Longer, steadier run times reduce the number of startups per day and spread the mechanical load more evenly. Combined with annual maintenance, this is one of the simplest ways to extend your system’s lifespan and avoid a major repair bill.

How Your System Type Changes the Answer

Traditional single-stage AC systems have two modes: full blast or off. They cool at 100% capacity until the thermostat is satisfied, then shut down completely. Because they cycle between extremes, they’re inherently less efficient, and anything that increases the number of those on/off transitions makes things worse.

Variable-speed (inverter) systems work differently. Instead of slamming on at full power, they can operate anywhere from 25% to 100% capacity. Once they bring your home to the target temperature, they dial down to a low speed and hold it there, often running nearly continuously at a gentle output. This avoids the startup surge entirely, maintains temperature within half a degree of your setting, and uses significantly less electricity. If you have an inverter system, continuous low-speed operation is exactly how it’s designed to work, and it’s the most efficient mode possible.

Two-stage systems split the difference, offering a high and low setting. They spend most of their time on the lower stage, which still reduces cycling compared to single-stage units.

The Best Approach for a Single-Stage System

If you have a standard single-stage AC (most older homes do), the goal is to minimize unnecessary cycling without running the system when you don’t need it. A few practical strategies help:

  • Set it and leave it.

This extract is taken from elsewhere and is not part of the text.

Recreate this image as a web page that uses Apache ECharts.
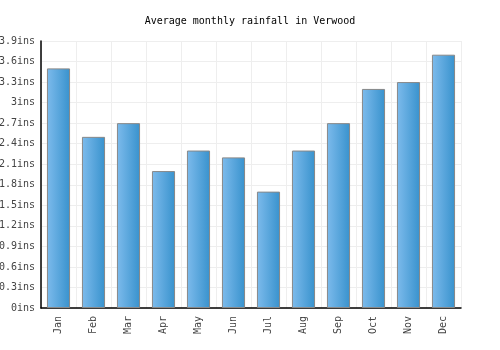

Pick a comfortable temperature and let the thermostat manage the cycles. Constantly adjusting the thermostat up and down forces extra startups.
  • Use a programmable or smart thermostat. Rather than turning the AC off when you leave and cranking it when you return, a programmable thermostat can raise the temperature by a few degrees during empty hours and gradually bring it back down before you arrive. This avoids the long, hard recovery run that comes from letting the house heat up completely.
  • Keep the fan on “auto.” This lets the fan stop between cycles, improving dehumidification and saving a small amount of electricity compared to running the fan nonstop.

Turning the system completely off for extended periods (overnight or during a workday) and then restarting it is fine. The house will take longer to cool down when you return, but a single long run is far better mechanically and electrically than a dozen short bursts. The wear comes from frequency of cycling, not from the length of any individual run.

When Continuous Running Signals a Problem

There’s a difference between your AC running in long, healthy cycles and running nonstop without ever reaching the set temperature. If your system never shuts off, it may be undersized for your home, low on refrigerant, or struggling with a dirty filter or blocked condenser. Continuous operation under those conditions drives up your electric bill and still leaves you uncomfortable. On the flip side, if the system kicks on and off every few minutes, that’s short cycling, which points to an oversized unit, a failing component, or a thermostat issue.

A properly sized and maintained system in moderate heat will cycle on for 15 to 20 minutes, shut off for a similar period, and repeat. On the hottest days of summer, longer runs or near-continuous operation is normal and not a cause for concern. The system is simply working harder to keep up with extreme outdoor temperatures.

Upgrading for Efficiency

If your system is a decade or older with a SEER rating between 10 and 13, it consumes 30% to 50% more energy than current models. Modern ENERGY STAR-rated units start at a SEER2 of 15.2, with the best available models reaching 23.5. The efficiency gap means that even if you optimize your cycling habits on an old system, you may still pay more in electricity than someone running a newer unit less carefully. For homes in hot climates where the AC accounts for a large share of the electric bill, upgrading can pay for itself in utility savings over the system’s lifetime.

Variable-speed systems carry a higher upfront cost but eliminate the cycling question altogether. They run at whatever speed is needed, avoiding the inefficient startups and temperature swings that make single-stage systems less comfortable and more expensive to operate.